Anforderungen an eine Kindergrundsicherung
Die Kindergrundsicherung muss so ausgestaltet sein,
- dass sie eine eigenständige Leistung für jedes Kind ist.
- Sie soll bestehende kinderbezogene Leistungen bündeln und Kindergeld, den steuerlichen Kinderfreibetrag, den Kinderzuschlag, die Hartz-IV-Leistungen für Kinder und Jugendliche und die pauschalen Leistungen des Bildungs- und Teilhabepakets ersetzen.
- Die Basis für eine Kindergrundsicherung muss ein neu berechnetes kindliches
Existenzminimum sein, dazu gehören die notwendigen Ausgaben für den Lebensunterhalt genauso wie für Bildung und soziale Teilhabe. Notwendig ist eine
Leistungshöhe, die deutlich über den Hartz-IV-Sätzen für Kinder und Jugendliche liegt. - Sie muss sozial gerecht ausgestaltet sein und Kinder in allen Familienformen gleichermaßen erreichen. Die am stärksten von Armut betroffenen Familien müssen deutlich bessergestellt werden, mit steigendem Einkommen sinkt die Leistung langsam ab. Die Anrechnung von Einkommen muss so gestaltet werden, dass die Aufnahme oder die Ausweitung einer Erwerbstätigkeit ausreichend wertgeschätzt und honoriert wird. Schnittstellen zu anderen Leistungen, wie Unterhalt und Unterhaltsvorschuss müssen gut aufeinander abgestimmt sein.
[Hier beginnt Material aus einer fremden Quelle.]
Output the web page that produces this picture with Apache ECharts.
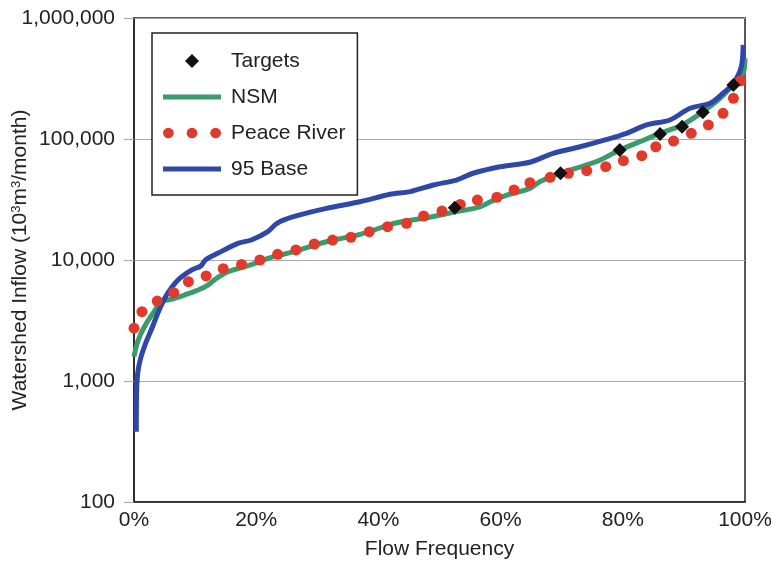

- Sie muss einfach, unbürokratisch und möglichst automatisch ausgezahlt werden, damit sie auch tatsächlich bei allen Kindern ankommt. Familien brauchen eine einzige Anlaufstelle vor Ort.
Soziale Infrastruktur
Flankierend zur Einführung einer Kindergrundsicherung muss eine bedarfsgerechte soziale Infrastruktur für Kinder und Jugendliche und ihre Familien aufgebaut werden.
Vorschläge gibt es schon
Die Neuberechnung des kindliches Existenzminimum ist dabei ein zentrales Element. Hier gibt es schon einige Vorschläge, beispielsweise vom DGB oder von den Grünen, die als Grundlage eines gesellschaftlichen Diskurses dienen können.